● Task objective
Write out the opening lines of the data word for word, up to and including the line with "import plotly.graph_objects as go", and leave every picture and every later line out.
- - - - -
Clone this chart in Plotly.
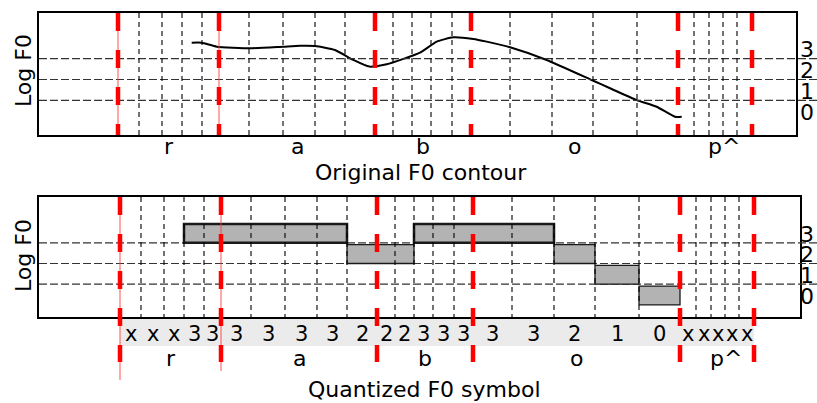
import plotly.graph_objects as go

# ---------------- data ----------------
frame_bounds = [79, 100, 123, 143, 163, 180, 210, 244, 276, 306, 336, 354, 373,
                392, 413, 432, 471, 513, 554, 598, 639, 655, 670, 684, 698, 713]
phone_bounds = [79, 180, 336, 432, 639, 713]
phonemes = ["r", "a", "b", "o", "p^"]
symbols = ["x", "x", "x", "3", "3",
           "3", "3", "3", "3", "2",
           "2", "2", "3", "3", "3",
           "3", "3", "2", "1", "0",
           "x", "x", "x", "x", "x"]
levels = ["0", "1", "2", "3"]
f0_x = [152.7, 162.7, 177.7, 211, 244.3, 261, 276, 296, 314.3, 330.3, 347.7, 381,
        397.7, 414.3, 434.3, 447.7, 471, 507.7, 554.3, 571, 597.7, 617.7, 636, 642.7]
f0_y = [3.77, 3.77, 3.58, 3.50, 3.58, 3.62, 3.61, 3.42, 2.94, 2.62, 2.73, 3.29,
        3.82, 4.03, 3.95, 3.82, 3.55, 2.94, 1.94, 1.58, 1.01, 0.69, 0.21, 0.21]

# ---------------- layout helpers ----------------
W, H = 817, 403
def px(x):
    return x / W
def py(y):
    return 1 - y / H

FONT = "DejaVu Sans"
fig = go.Figure()

fig.add_trace(go.Scatter(x=f0_x, y=f0_y, mode="lines", xaxis="x", yaxis="y",
                         line=dict(color="black", width=2, shape="spline", smoothing=0.5),
                         hoverinfo="skip", showlegend=False))

shapes = []
annotations = []

TOP = dict(x="x", y="y", top=13, bottom=135, lab_y=146)
BOT = dict(x="x2", y="y2", top=197, bottom=317, lab_y=358)

# grey band behind the symbols
shapes.append(dict(type="rect", xref="x2", yref="paper", layer="below",
                   x0=frame_bounds[0], x1=frame_bounds[-1], y0=py(346), y1=py(319),
                   fillcolor="#ebebeb", line=dict(width=0)))

for P in (TOP, BOT):
    # horizontal level separators
    for lv in (1, 2, 3):
        shapes.append(dict(type="line", xref="paper", yref=P["y"], x0=px(39), x1=1,
                           y0=lv, y1=lv, line=dict(color="#333333", width=1.2, dash="8px,3px")))
    for i, lab in enumerate(levels):
        annotations.append(dict(text=lab, xref="paper", yref=P["y"], x=px(807), y=i + 0.42,
                                showarrow=False, xanchor="center", yanchor="middle",
                                font=dict(family=FONT, size=22, color="black")))

# quantised bars (runs of equal level)
runs = []
i = 0
while i < len(symbols):
    s = symbols[i]
    j = i
    while j + 1 < len(symbols) and symbols[j + 1] == s:
        j += 1
    if s != "x":
        runs.append((i, j + 1, int(s)))
    i = j + 1
for a, b, lv in runs:
    shapes.append(dict(type="rect", xref="x2", yref="y2",
                       x0=frame_bounds[a], x1=frame_bounds[b], y0=lv, y1=lv + 0.91,
                       fillcolor="#b3b3b3",
                       line=dict(color="#1a1a1a", width=2.5 if lv == 3 else 1.3)))

for P in (TOP, BOT):
    # frame boundaries
    for xb in frame_bounds:
        if xb in phone_bounds:
            continue
        shapes.append(dict(type="line", xref=P["x"], yref="paper", x0=xb, x1=xb,
                           y0=py(P["top"]), y1=py(P["bottom"]),
                           line=dict(color="black", width=1.1, dash="5px,4px")))

# thin red lines for the first phoneme
for k, xb in enumerate(phone_bounds[:2]):
    shapes.append(dict(type="line", xref="x", yref="paper", x0=xb, x1=xb,
                       y0=py(13), y1=py(135), line=dict(color="rgba(255,60,60,0.6)", width=1.5)))
    shapes.append(dict(type="line", xref="x2", yref="paper", x0=xb, x1=xb,
                       y0=py(197), y1=py(380 if k == 0 else 371),
                       line=dict(color="rgba(255,60,60,0.6)", width=1.5)))

# phoneme boundaries (thick red dashed)
for xb in phone_bounds:
    shapes.append(dict(type="line", xref="x", yref="paper", x0=xb, x1=xb,
                       y0=py(13), y1=py(135), line=dict(color="#ff0000", width=4.5, dash="18px,19px")))
    shapes.append(dict(type="line", xref="x2", yref="paper", x0=xb, x1=xb,
                       y0=py(197), y1=py(362), line=dict(color="#ff0000", width=4.5, dash="18px,19px")))

# phoneme labels
for k, ph in enumerate(phonemes):
    xm = (phone_bounds[k] + phone_bounds[k + 1]) / 2
    shift = 9 if ph == "p^" else 0
    for P in (TOP, BOT):
        annotations.append(dict(text=ph, xref=P["x"], yref="paper", x=xm, y=py(P["lab_y"]),
                                xshift=shift, showarrow=False, xanchor="center", yanchor="middle",
                                font=dict(family=FONT, size=22, color="black")))

# symbols
for k, s in enumerate(symbols):
    xm = (frame_bounds[k] + frame_bounds[k + 1]) / 2
    annotations.append(dict(text=s, xref="x2", yref="paper", x=xm, y=py(334),
                            showarrow=False, xanchor="center", yanchor="middle",
                            font=dict(family=FONT, size=21, color="black")))

# titles and y labels
annotations.append(dict(text="Original F0 contour", xref="paper", yref="paper",
                        x=px(421), y=py(172), showarrow=False, xanchor="center", yanchor="middle",
                        font=dict(family=FONT, size=22, color="black")))
annotations.append(dict(text="Quantized F0 symbol", xref="paper", yref="paper",
                        x=px(424), y=py(389), showarrow=False, xanchor="center", yanchor="middle",
                        font=dict(family=FONT, size=22, color="black")))
for yc in (71, 256):
    annotations.append(dict(text="Log F0", xref="paper", yref="paper", x=px(23), y=py(yc),
                            textangle=-90, showarrow=False, xanchor="center", yanchor="middle",
                            font=dict(family=FONT, size=22, color="black")))

ax_common = dict(showgrid=False, zeroline=False, showticklabels=False, ticks="",
                 showline=True, mirror=True, linecolor="black", linewidth=2, fixedrange=True)

fig.update_layout(
    width=W, height=H, margin=dict(l=0, r=0, t=0, b=0),
    paper_bgcolor="white", plot_bgcolor="white", showlegend=False,
    xaxis=dict(domain=[px(39), px(796)], range=[0, 757], anchor="y", **ax_common),
    yaxis=dict(domain=[py(135), py(13)], range=[-0.668, 5.197], anchor="x", **ax_common),
    xaxis2=dict(domain=[px(39), px(800)], range=[-2, 759], anchor="y2", **ax_common),
    yaxis2=dict(domain=[py(317), py(197)], range=[-0.585, 5.213], anchor="x2", **ax_common),
    shapes=shapes, annotations=annotations,
)

fig.write_html("out.html")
- - - - -
● Result of this task
Clone this chart in Plotly.
import plotly.graph_objects as go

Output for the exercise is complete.